Boris Vallaud (PS) estime que le texte des Républicains consacré à l’immigration ne relève pas de la «politique sociale» et donc qu’il ne peut donner lieu à un RIP
Dernière modification : 11 avril 2024
Auteur : Guillaume Baticle, doctorant en droit public
Relecteur : Bertrand-Léo Combrade, professeur de droit public, Université de Poitiers
Liens d’intérêts ou fonctions politiques déclarés des intervenants à l’article : aucun
Secrétariat de rédaction : Aya Serragui
Source : Libération, 3 avril 2024
Le référendum d’initiative partagée porte sur un nombre limité de sujets, parmi lesquels la politique économique et sociale de la nation. L’immigration n’est pas expressément mentionnée. Toutefois, si le Conseil constitutionnel le décide, l’immigration pourrait être considérée comme faisant implicitement partie de la politique économique et sociale de la nation.
Les Républicains proposent un référendum d’initiative partagée (RIP) portant sur l’immigration. Ce texte reprendra les dispositions censurées par le Conseil constitutionnel lors de son contrôle de la loi Immigration. Mais les socialistes, par la voix de leur porte-parole Boris Vallaud, estiment que ce nouveau texte ne pourra pas faire l’objet d’un RIP car il ne relève pas de la « politique sociale » prévue par l’article 11 de la Constitution.
ADOPTER UNE LOI PAR LE BIAIS DU RÉFERENDUM D’INITIATIVE PARTAGÉE
L’alinéa 3 de l’article 11 de la Constitution permet de provoquer un référendum d’initiative partagée, mais à des conditions strictes : un cinquième des membres du Parlement doit en être à l’initiative, soit 185 sur les 925 parlementaires (577 députés et 348 sénateurs). Si la proposition est validée par le Conseil constitutionnel, elle doit aussi être soutenue par un dixième des électeurs, ce qui représente entre 4 et 5 millions de personnes.
C’est un référendum législatif, ce qui signifie que seule une loi – dite loi référendaire – peut être adoptée par ce biais, à la différence d’une révision de la Constitution.
LE RIP PEUT-IL PORTER SUR L’IMMIGRATION ?
Le premier alinéa de l’article 11 fixe la liste exhaustive des sujets sur lesquels peut porter le référendum législatif, et l’immigration n’en fait pas explicitement partie. Mais en fait-elle implicitement partie ?
Selon certains responsables politiques, comme Jordan Bardella, la question de l’immigration relèverait bien de la politique économique et sociale de la nation, un des thèmes visés par l’article 11.

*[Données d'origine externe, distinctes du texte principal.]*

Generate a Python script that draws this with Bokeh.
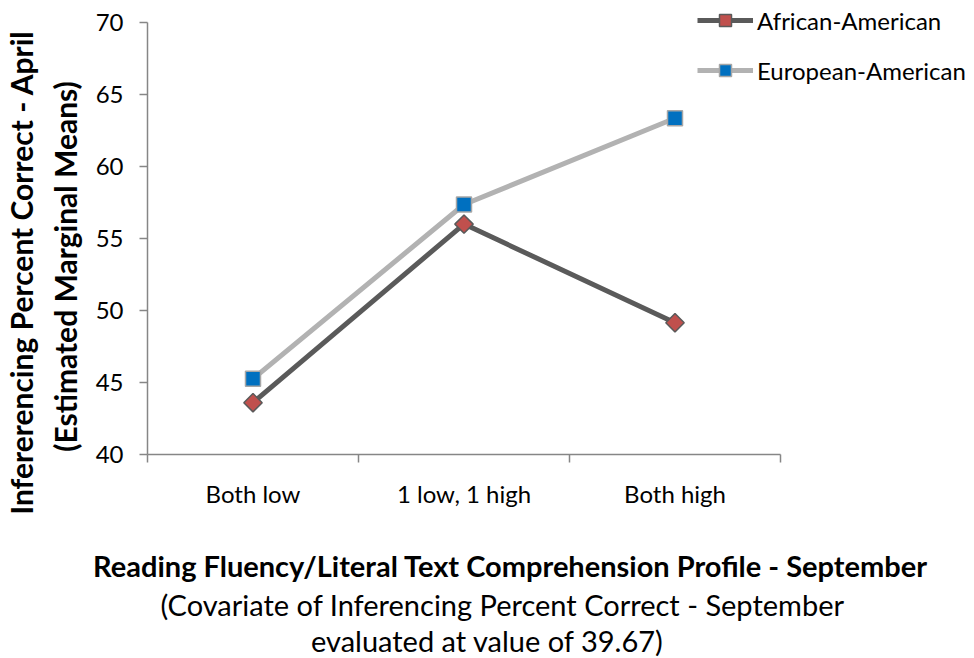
import math
from bokeh.plotting import figure
from bokeh.models import (Range1d, FixedTicker, Label, Legend, LegendItem)
from bokeh.embed import file_html
from bokeh.resources import INLINE

# --- data -------------------------------------------------------------
categories = ["Both low", "1 low, 1 high", "Both high"]
african_american = [43.6, 56.0, 49.15]
european_american = [45.26, 57.36, 63.35]
y_ticks = [40, 45, 50, 55, 60, 65, 70]
series_names = ["African-American", "European-American"]

FONT = "Lato"
W, H = 974, 658
# where the axes' box sits on the page (px from the top-left corner)
LEFT, RIGHT, TOP, BOTTOM = 147, 780, 22, 454
Y_MIN, Y_MAX = y_ticks[0], y_ticks[-1]
N = len(categories)

# categories sit in the middle of unit-wide slots, ticks mark slot edges
xs = [i + 0.5 for i in range(N)]
edges = [float(i) for i in range(N + 1)]

# the frame fills the whole canvas; ranges are widened so that the
# axes' box lands at LEFT..RIGHT / TOP..BOTTOM
kx = (RIGHT - LEFT) / N
ky = (BOTTOM - TOP) / (Y_MAX - Y_MIN)
x_range = Range1d(-LEFT / kx, N + (W - RIGHT) / kx)
y_range = Range1d(Y_MIN - (H - BOTTOM) / ky, Y_MAX + TOP / ky)

p = figure(width=W, height=H, output_backend="svg", toolbar_location=None,
           x_range=x_range, y_range=y_range, min_border=0)
p.title.visible = False
p.outline_line_color = None
p.xgrid.visible = False
p.ygrid.visible = False
p.background_fill_color = "white"
p.border_fill_color = "white"

axis_color = "#868686"

xa = p.xaxis[0]
xa.fixed_location = Y_MIN
xa.bounds = (0, N)
xa.ticker = FixedTicker(ticks=xs, minor_ticks=edges)
xa.major_label_overrides = {x: c for x, c in zip(xs, categories)}
xa.major_tick_out = 0
xa.major_tick_in = 0
xa.minor_tick_out = 8
xa.minor_tick_in = 0
xa.minor_tick_line_color = axis_color
xa.minor_tick_line_width = 1.5
xa.axis_line_color = axis_color
xa.axis_line_width = 1.5
xa.major_label_text_font = FONT
xa.major_label_text_font_size = "24px"
xa.major_label_text_color = "black"
xa.major_label_standoff = 16

ya = p.yaxis[0]
ya.fixed_location = 0
ya.bounds = (Y_MIN, Y_MAX)
ya.ticker = FixedTicker(ticks=y_ticks)
ya.major_tick_out = 8
ya.major_tick_in = 0
ya.minor_tick_out = 0
ya.minor_tick_in = 0
ya.major_tick_line_color = axis_color
ya.major_tick_line_width = 1.5
ya.axis_line_color = axis_color
ya.axis_line_width = 1.5
ya.major_label_text_font = FONT
ya.major_label_text_font_size = "24px"
ya.major_label_text_color = "black"
ya.major_label_standoff = 16

# --- series -------------------------------------------------------------
aa_line = p.line(xs, african_american, line_color="#5a5a5a", line_width=5)
aa_pts = p.scatter(xs, african_american, marker="square", angle=math.pi / 4,
                   size=13, fill_color="#c0504d", line_color="#5a5a5a",
                   line_width=1.5)
ea_line = p.line(xs, european_american, line_color="#b2b2b2", line_width=5)
ea_pts = p.scatter(xs, european_american, marker="square", size=15,
                   fill_color="#0070c0", line_color="#a6a6a6", line_width=1.5)

legend = Legend(items=[LegendItem(label=series_names[0], renderers=[aa_line, aa_pts]),
                       LegendItem(label=series_names[1], renderers=[ea_line, ea_pts])],
                location=(697, H - 85),
                glyph_width=56, glyph_height=30, label_height=30,
                spacing=20, padding=0, margin=0, label_standoff=4,
                border_line_color=None, background_fill_alpha=0,
                label_text_font=FONT, label_text_font_size="24px",
                label_text_color="black")
p.add_layout(legend, "center")


# --- titles (positions given in page pixels from the top-left corner) ---
def add_text(text, px, py, size, bold=False, angle=0.0, align="center",
             baseline="alphabetic"):
    p.add_layout(Label(x=px, y=H - py, x_units="screen", y_units="screen",
                       text=text, angle=angle,
                       text_font=FONT, text_font_size=size,
                       text_font_style="bold" if bold else "normal",
                       text_align=align, text_baseline=baseline,
                       text_color="black"))


add_text("Reading Fluency/Literal Text Comprehension Profile - September",
         510, 565, "29px", bold=True)
add_text("(Covariate of Inferencing Percent Correct - September",
         502, 604, "29px")
add_text("evaluated at value of 39.67)", 487, 640, "29px")

add_text("Infererencing Percent Correct - April", 20, 272, "30px",
         bold=True, angle=math.pi / 2, baseline="middle")
add_text("(Estimated Marginal Means)", 64, 266, "30px",
         bold=True, angle=math.pi / 2, baseline="middle")

open("out.html", "w").write(file_html(p, INLINE))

Selon d’autres responsables politiques, et c’est le cas des socialistes, organiser un référendum sur l’immigration implique, au préalable, d’ajouter l’immigration à l’article 11, en révisant la Constitution (par l’article 89). Un projet qu’Emmanuel Macron avait d’ailleurs brièvement soutenu, avant de l’abandonner faute de consensus politique.
Dans un communiqué de presse, Les Républicains admettent que le thème de l’immigration n’entre pas, en l’état du droit, dans le giron de l’article 11. Le RIP porté ne concerne donc que des dispositions relatives à la politique sociale de la Nation.
Le Conseil constitutionnel tranchera
Le Conseil constitutionnel intervient dans la procédure en contrôlant l’objet du référendum. Selon l’ordonnance de 1958 qui règlemente le rôle du Conseil, modifiée par une loi organique de 2013 qui apporte des précisions quant au RIP, le Conseil contrôle la conformité de l’objet de la proposition à la liste de l’article 11. Si ce dernier considère que les propositions faites par les Républicains n’entrent pas dans le champ de la « politique économique ou sociale de la nation« , la proposition de RIP ne pourra pas être soumise aux électeurs.
Le Conseil constitutionnel devrait avoir l’occasion de trancher lorsqu’il se prononcera sur la proposition de référendum dans les prochains jours.
L’article a été modifié le 10 avril pour tenir compte de la remarque d’un lecteur.